In [1]:
import pandas as pd
import numpy as np
from sklearn.linear_model import LogisticRegression
from sklearn.metrics import roc_auc_score, average_precision_score
import torch
from chronos import ChronosPipeline

2025-04-07 20:09:11.293027: I tensorflow/core/util/port.cc:153] oneDNN custom operations are on. You may see slightly different numerical results due to floating-point round-off errors from different computation orders. To turn them off, set the environment variable `TF_ENABLE_ONEDNN_OPTS=0`.
2025-04-07 20:09:13.710006: E external/local_xla/xla/stream_executor/cuda/cuda_fft.cc:467] Unable to register cuFFT factory: Attempting to register factory for plugin cuFFT when one has already been registered
E0000 00:00:1744049354.534865   86008 cuda_dnn.cc:8579] Unable to register cuDNN factory: Attempting to register factory for plugin cuDNN when one has already been registered
E0000 00:00:1744049354.776279   86008 cuda_blas.cc:1407] Unable to register cuBLAS factory: Attempting to register factory for plugin cuBLAS when one has already been registered
W0000 00:00:1744049356.740272   86008 computation_placer.cc:177] computation placer already registered. Please check linkage and avoid linking 

In [2]:
df_a = pd.read_parquet('../../data/set-a.parquet').drop(columns=['ICUType']).sort_values(by=['RecordID','Time'])
df_b = pd.read_parquet('../../data/set-b.parquet').drop(columns=['ICUType']).sort_values(by=['RecordID','Time'])
df_c = pd.read_parquet('../../data/set-c.parquet').drop(columns=['ICUType']).sort_values(by=['RecordID','Time'])

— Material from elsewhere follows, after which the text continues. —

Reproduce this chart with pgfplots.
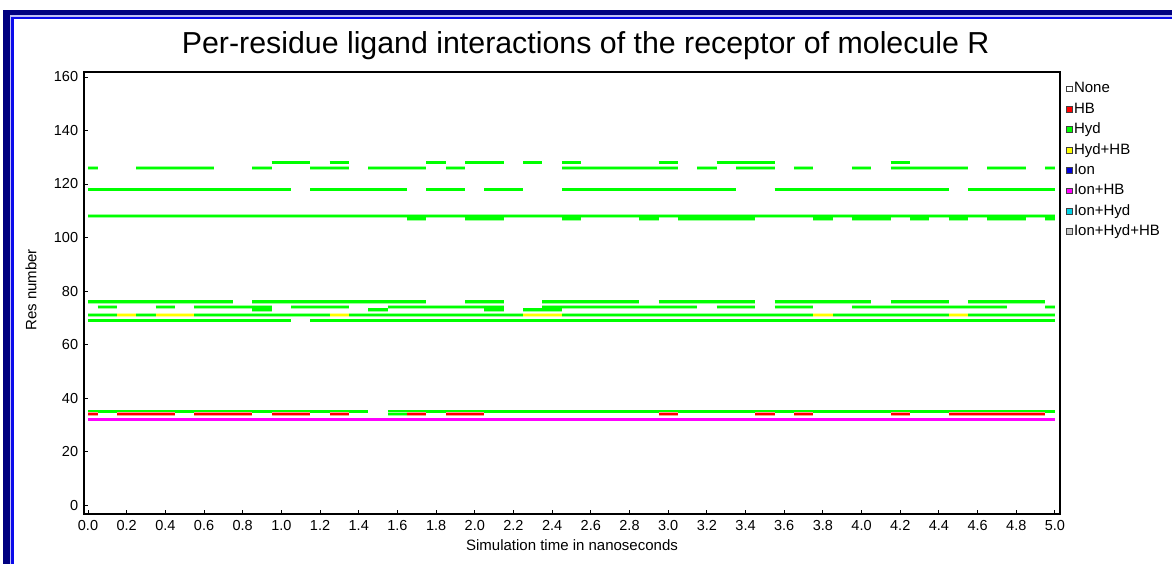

df_a = df_a.drop(columns=['Time'])
df_b = df_b.drop(columns=['Time'])
df_c = df_c.drop(columns=['Time'])


outcomes_a = pd.read_csv('../../data/Outcomes-a.txt').sort_values(by=['RecordID']).set_index("RecordID")
outcomes_b = pd.read_csv('../../data/Outcomes-b.txt').sort_values(by=['RecordID']).set_index("RecordID")
outcomes_c = pd.read_csv('../../data/Outcomes-c.txt').sort_values(by=['RecordID']).set_index("RecordID")

outcomes_a = outcomes_a["In-hospital_death"]
outcomes_b = outcomes_b["In-hospital_death"]
outcomes_c = outcomes_c["In-hospital_death"]




In [3]:
pipeline = ChronosPipeline.from_pretrained(
    "amazon/chronos-t5-small",
    device_map="cuda",
    torch_dtype=torch.float32,
)

In [4]:
def create_dataset(df, outcomes):


    # Prepare a list to hold the averaged embeddings for each dataframe
    averaged_embeddings = []
    labels = []


    # Group by 'Category' and iterate over each group
    for record_id, group in df.groupby('RecordID'):
        # Initialize a list to store the embeddings for each feature (column)
        feature_embeddings = []
        labels.append(outcomes[record_id]) 

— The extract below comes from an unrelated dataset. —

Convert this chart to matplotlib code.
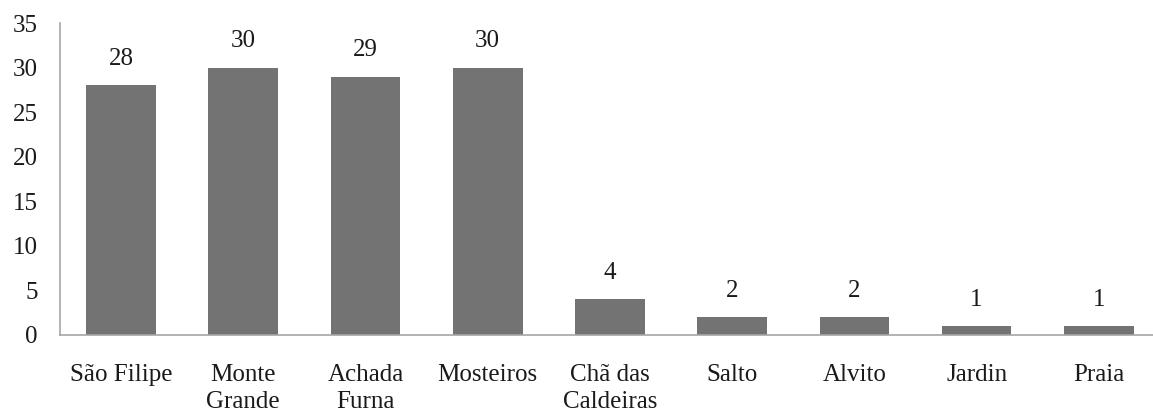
import matplotlib
matplotlib.use("Agg")
import matplotlib.pyplot as plt

# Datos del grafico
localidades = ["São Filipe", "Monte\nGrande", "Achada\nFurna", "Mosteiros",
               "Chã das\nCaldeiras", "Salto", "Alvito", "Jardin", "Praia"]
valores = [28, 30, 29, 30, 4, 2, 2, 1, 1]

plt.rcParams["font.family"] = ["Liberation Serif", "DejaVu Serif"]

fig = plt.figure(figsize=(11.53, 4.12), dpi=100)
ax = fig.add_axes([0.052, 0.187, 0.954, 0.757])

posiciones = range(len(localidades))
ax.bar(posiciones, valores, width=0.57, color="#737373")
for x, v in zip(posiciones, valores):
    ax.annotate(str(v), (x, v), xytext=(0, 11), textcoords="offset points",
                ha="center", va="bottom", fontsize=18, color="#1a1a1a")

ax.set_xlim(-0.5, len(localidades) - 0.5)
ax.set_ylim(0, 35)
ax.set_yticks(range(0, 36, 5))
ax.set_xticks(list(posiciones))
ax.set_xticklabels(localidades, fontsize=18, color="#1a1a1a", linespacing=1.28)
ax.tick_params(axis="y", labelsize=18, labelcolor="#1a1a1a", length=0, pad=16)
ax.tick_params(axis="x", length=0, pad=21)
for lado in ["top", "right"]:
    ax.spines[lado].set_visible(False)
for lado in ["left", "bottom"]:
    ax.spines[lado].set_color("#a6a6a6")
    ax.spines[lado].set_linewidth(1.2)

fig.savefig("out.png", dpi=100)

        # Iterate over each column (feature) in the dataframe
        for column in group.columns:
            # Get the 1D tensor (a single column) for the feature
            context = torch.tensor(group[column].values, dtype=torch.float32)  # Shape: [49]

            # Compute the embedding for this column (feature)
            embeddings, _ = pipeline.embed(context)
        
            # We get an embeding for each timestep so we average over all timesteps
            embeddings = embeddings.squeeze().mean(axis=0)

            # Append the embedding for this feature to the list
            feature_embeddings.append(embeddings.detach().cpu().numpy())

        # Average embeddings across all features (columns) in this dataframe
        averaged_embedding = np.mean(feature_embeddings, axis=0)  # Averaging across all feature embeddings
        averaged_embeddings.append(averaged_embedding)
        

    return np.array(averaged_embeddings), np.array(labels)

In [None]:
X_train, y_train = create_dataset(df_a, outcomes_a)
X_test, y_test = create_dataset(df_c, outcomes_c)

In [None]:
model = LogisticRegression(max_iter=1000, random_state=42, class_weight='balanced')
model.fit(X_train, y_train)
probs = model.predict_proba(X_test)[:, 1]
auroc = roc_auc_score(y_test, probs)
auprc = average_precision_score(y_test, probs)

print(f"Logistic Regression - AUROC: {auroc:.4f}, AUPRC: {auprc:.4f}")